STORED DATA:
================
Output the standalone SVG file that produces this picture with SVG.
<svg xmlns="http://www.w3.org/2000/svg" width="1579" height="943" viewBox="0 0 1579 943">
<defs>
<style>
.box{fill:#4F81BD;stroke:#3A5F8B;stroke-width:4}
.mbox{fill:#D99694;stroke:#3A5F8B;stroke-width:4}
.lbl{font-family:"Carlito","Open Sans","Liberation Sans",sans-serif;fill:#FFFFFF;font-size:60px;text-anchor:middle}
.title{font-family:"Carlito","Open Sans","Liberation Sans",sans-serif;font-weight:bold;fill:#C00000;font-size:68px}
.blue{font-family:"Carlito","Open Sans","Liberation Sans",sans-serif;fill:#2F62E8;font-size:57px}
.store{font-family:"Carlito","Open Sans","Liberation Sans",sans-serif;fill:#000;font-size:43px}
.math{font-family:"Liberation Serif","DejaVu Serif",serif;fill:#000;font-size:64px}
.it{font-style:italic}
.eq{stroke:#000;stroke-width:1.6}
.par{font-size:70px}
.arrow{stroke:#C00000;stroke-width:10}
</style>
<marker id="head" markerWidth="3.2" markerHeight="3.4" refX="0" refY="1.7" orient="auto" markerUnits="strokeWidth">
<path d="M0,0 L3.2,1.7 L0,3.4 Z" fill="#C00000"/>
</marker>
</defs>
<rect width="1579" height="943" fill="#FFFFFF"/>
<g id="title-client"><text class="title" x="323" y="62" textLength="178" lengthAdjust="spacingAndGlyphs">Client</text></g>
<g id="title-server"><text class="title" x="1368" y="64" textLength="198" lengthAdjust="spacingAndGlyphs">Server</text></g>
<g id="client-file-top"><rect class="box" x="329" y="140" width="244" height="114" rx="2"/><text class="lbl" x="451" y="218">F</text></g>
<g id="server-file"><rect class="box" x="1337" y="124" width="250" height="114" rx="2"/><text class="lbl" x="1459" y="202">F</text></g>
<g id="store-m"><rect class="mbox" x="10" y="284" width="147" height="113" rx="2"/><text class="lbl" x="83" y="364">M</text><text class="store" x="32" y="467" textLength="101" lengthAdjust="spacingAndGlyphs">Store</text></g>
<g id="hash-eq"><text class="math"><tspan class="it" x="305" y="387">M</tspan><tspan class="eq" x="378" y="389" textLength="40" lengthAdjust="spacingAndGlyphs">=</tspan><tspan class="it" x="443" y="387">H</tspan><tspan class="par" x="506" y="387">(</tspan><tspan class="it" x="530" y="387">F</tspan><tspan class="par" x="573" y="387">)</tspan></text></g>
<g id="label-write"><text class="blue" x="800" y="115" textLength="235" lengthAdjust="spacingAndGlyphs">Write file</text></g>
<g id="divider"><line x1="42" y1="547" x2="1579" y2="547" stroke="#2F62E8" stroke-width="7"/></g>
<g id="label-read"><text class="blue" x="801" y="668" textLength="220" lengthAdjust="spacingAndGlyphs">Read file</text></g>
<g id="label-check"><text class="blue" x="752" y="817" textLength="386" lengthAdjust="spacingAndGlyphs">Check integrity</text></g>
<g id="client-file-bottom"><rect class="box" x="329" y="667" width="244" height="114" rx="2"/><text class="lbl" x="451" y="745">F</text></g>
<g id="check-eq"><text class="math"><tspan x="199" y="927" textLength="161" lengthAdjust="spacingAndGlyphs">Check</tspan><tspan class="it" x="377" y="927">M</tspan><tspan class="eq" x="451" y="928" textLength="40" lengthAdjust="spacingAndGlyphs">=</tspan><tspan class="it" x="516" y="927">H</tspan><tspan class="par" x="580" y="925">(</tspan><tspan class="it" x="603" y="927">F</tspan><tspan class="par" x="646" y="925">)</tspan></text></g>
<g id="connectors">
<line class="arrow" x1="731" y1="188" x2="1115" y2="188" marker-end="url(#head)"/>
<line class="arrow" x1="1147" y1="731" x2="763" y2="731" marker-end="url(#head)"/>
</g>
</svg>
================
WHAT IS NEEDED:
Write down every line of the data exactly as it appears above.

THE COMPLETED TASK:
Output the standalone SVG file that produces this picture with SVG.
<svg xmlns="http://www.w3.org/2000/svg" width="1579" height="943" viewBox="0 0 1579 943">
<defs>
<style>
.box{fill:#4F81BD;stroke:#3A5F8B;stroke-width:4}
.mbox{fill:#D99694;stroke:#3A5F8B;stroke-width:4}
.lbl{font-family:"Carlito","Open Sans","Liberation Sans",sans-serif;fill:#FFFFFF;font-size:60px;text-anchor:middle}
.title{font-family:"Carlito","Open Sans","Liberation Sans",sans-serif;font-weight:bold;fill:#C00000;font-size:68px}
.blue{font-family:"Carlito","Open Sans","Liberation Sans",sans-serif;fill:#2F62E8;font-size:57px}
.store{font-family:"Carlito","Open Sans","Liberation Sans",sans-serif;fill:#000;font-size:43px}
.math{font-family:"Liberation Serif","DejaVu Serif",serif;fill:#000;font-size:64px}
.it{font-style:italic}
.eq{stroke:#000;stroke-width:1.6}
.par{font-size:70px}
.arrow{stroke:#C00000;stroke-width:10}
</style>
<marker id="head" markerWidth="3.2" markerHeight="3.4" refX="0" refY="1.7" orient="auto" markerUnits="strokeWidth">
<path d="M0,0 L3.2,1.7 L0,3.4 Z" fill="#C00000"/>
</marker>
</defs>
<rect width="1579" height="943" fill="#FFFFFF"/>
<g id="title-client"><text class="title" x="323" y="62" textLength="178" lengthAdjust="spacingAndGlyphs">Client</text></g>
<g id="title-server"><text class="title" x="1368" y="64" textLength="198" lengthAdjust="spacingAndGlyphs">Server</text></g>
<g id="client-file-top"><rect class="box" x="329" y="140" width="244" height="114" rx="2"/><text class="lbl" x="451" y="218">F</text></g>
<g id="server-file"><rect class="box" x="1337" y="124" width="250" height="114" rx="2"/><text class="lbl" x="1459" y="202">F</text></g>
<g id="store-m"><rect class="mbox" x="10" y="284" width="147" height="113" rx="2"/><text class="lbl" x="83" y="364">M</text><text class="store" x="32" y="467" textLength="101" lengthAdjust="spacingAndGlyphs">Store</text></g>
<g id="hash-eq"><text class="math"><tspan class="it" x="305" y="387">M</tspan><tspan class="eq" x="378" y="389" textLength="40" lengthAdjust="spacingAndGlyphs">=</tspan><tspan class="it" x="443" y="387">H</tspan><tspan class="par" x="506" y="387">(</tspan><tspan class="it" x="530" y="387">F</tspan><tspan class="par" x="573" y="387">)</tspan></text></g>
<g id="label-write"><text class="blue" x="800" y="115" textLength="235" lengthAdjust="spacingAndGlyphs">Write file</text></g>
<g id="divider"><line x1="42" y1="547" x2="1579" y2="547" stroke="#2F62E8" stroke-width="7"/></g>
<g id="label-read"><text class="blue" x="801" y="668" textLength="220" lengthAdjust="spacingAndGlyphs">Read file</text></g>
<g id="label-check"><text class="blue" x="752" y="817" textLength="386" lengthAdjust="spacingAndGlyphs">Check integrity</text></g>
<g id="client-file-bottom"><rect class="box" x="329" y="667" width="244" height="114" rx="2"/><text class="lbl" x="451" y="745">F</text></g>
<g id="check-eq"><text class="math"><tspan x="199" y="927" textLength="161" lengthAdjust="spacingAndGlyphs">Check</tspan><tspan class="it" x="377" y="927">M</tspan><tspan class="eq" x="451" y="928" textLength="40" lengthAdjust="spacingAndGlyphs">=</tspan><tspan class="it" x="516" y="927">H</tspan><tspan class="par" x="580" y="925">(</tspan><tspan class="it" x="603" y="927">F</tspan><tspan class="par" x="646" y="925">)</tspan></text></g>
<g id="connectors">
<line class="arrow" x1="731" y1="188" x2="1115" y2="188" marker-end="url(#head)"/>
<line class="arrow" x1="1147" y1="731" x2="763" y2="731" marker-end="url(#head)"/>
</g>
</svg>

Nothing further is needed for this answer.